If text is displayed against a similar background color, the minimum contrast setting will move the text color towards black or towards white to ensure some minimum level of visibility. Setting this slider all the way to maximum will make all text black and white.

Load Presets

iTerm2 ships with some color presets, which you may load from this popup menu. You can import and export color presets to files with the extension "itermcolors". There is an online color gallery where users may share color presets, and a link to it is provided in this menu. When importing a color preset, the name it is assigned is based on the filename imported.


Profiles > Text


Cursor

This lets you select a cursor shape.

Blinking cursor

If checked, the cursor will blink slowly to improve visibility.

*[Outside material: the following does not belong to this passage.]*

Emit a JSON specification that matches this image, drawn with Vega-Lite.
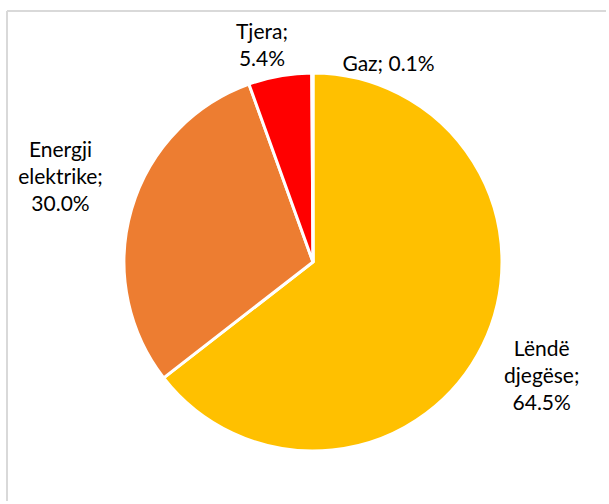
{
  "$schema": "https://vega.github.io/schema/vega-lite/v6.json",
  "width": 612,
  "height": 502,
  "autosize": {"type": "none"},
  "padding": {"left": 7, "top": 11, "right": -10, "bottom": -9},
  "background": "white",
  "config": {"view": {"stroke": null}},
  "data": {
    "values": [
      {"name": "Lëndë djegëse", "value": 64.5, "order": 1, "label": "Lëndë\ndjegëse;\n64.5%"},
      {"name": "Energji elektrike", "value": 30.0, "order": 2, "label": "Energji\nelektrike;\n30.0%"},
      {"name": "Tjera", "value": 5.4, "order": 3, "label": "Tjera;\n5.4%"},
      {"name": "Gaz", "value": 0.1, "order": 4, "label": "Gaz; 0.1%"}
    ]
  },
  "layer": [
    {
      "data": {"values": [{"frame": 1}]},
      "mark": {"type": "rule", "stroke": "#d9d9d9", "strokeWidth": 2},
      "encoding": {"x": {"value": 0}, "y": {"value": 0}, "y2": {"value": 490}}
    },
    {
      "data": {"values": [{"frame": 1}]},
      "mark": {"type": "rule", "stroke": "#d9d9d9", "strokeWidth": 2},
      "encoding": {"y": {"value": 0}, "x": {"value": 0}, "x2": {"value": 599}}
    },
    {
      "encoding": {
        "theta": {"field": "value", "type": "quantitative", "stack": true},
        "order": {"field": "order", "type": "quantitative"}
      },
      "layer": [
        {
          "mark": {"type": "arc", "outerRadius": 189, "stroke": "white", "strokeWidth": 3},
          "encoding": {
            "color": {
              "field": "name",
              "type": "nominal",
              "scale": {
                "domain": ["Lëndë djegëse", "Energji elektrike", "Tjera", "Gaz"],
                "range": ["#FFC000", "#ED7D31", "#FF0000", "#A5A5A5"]
              },
              "legend": null
            }
          }
        },
        {
          "mark": {"type": "text", "radius": 258, "dx": -3, "dy": -26, "font": "Lato", "fontSize": 21, "lineHeight": 27, "lineBreak": "\n", "align": "center", "baseline": "middle", "color": "#000000"},
          "encoding": {"text": {"condition": {"test": "datum.name === 'Lëndë djegëse'", "field": "label"}, "value": ""}}
        },
        {
          "mark": {"type": "text", "radius": 264, "dx": 1, "dy": -37, "font": "Lato", "fontSize": 21, "lineHeight": 27, "lineBreak": "\n", "align": "center", "baseline": "middle", "color": "#000000"},
          "encoding": {"text": {"condition": {"test": "datum.name === 'Energji elektrike'", "field": "label"}, "value": ""}}
        },
        {
          "mark": {"type": "text", "radius": 223, "dx": -12, "dy": -9, "font": "Lato", "fontSize": 21, "lineHeight": 27, "lineBreak": "\n", "align": "center", "baseline": "middle", "color": "#000000"},
          "encoding": {"text": {"condition": {"test": "datum.name === 'Tjera'", "field": "label"}, "value": ""}}
        },
        {
          "mark": {"type": "text", "radius": 197, "dx": 30, "font": "Lato", "fontSize": 21, "lineHeight": 27, "align": "left", "baseline": "middle", "color": "#000000"},
          "encoding": {"text": {"condition": {"test": "datum.name === 'Gaz'", "field": "label"}, "value": ""}}
        }
      ]
    }
  ]
}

Draw bold text in bold font

If selected, bold text will be drawn in a bold version of the selected font. If the font does not have a bold version, then a bold appearance is simulated by "double striking" the text: that is, drawing it twice, shifting it one pixel horizontally the second time.

Draw bold text in bright colors

If selected, bold text will be drawn in a bright version of its color.

Blinking text allowed

If selected, text with the blink attribute set will actually blink. Oh, the humanity.

Italic text allowed

If selected, text with the italic attribute set will be rendered in italics. The font you select must have an italic face.

Regular font

ASCII text (latin letters, numbers, and some symbols) will be drawn using this font. Select "Anti-aliased" to draw the text with smooth edges.

Non-ASCII font

All non-ASCII text (many accented Latin letters, non-Latin text, less-common symbols, and thousands of miscellaneous unicode characters) will be drawn with this font. It is recommended that you use the same point size for both regular and non-ASCII fonts. Select "Anti-aliased" to draw the text with smooth edges.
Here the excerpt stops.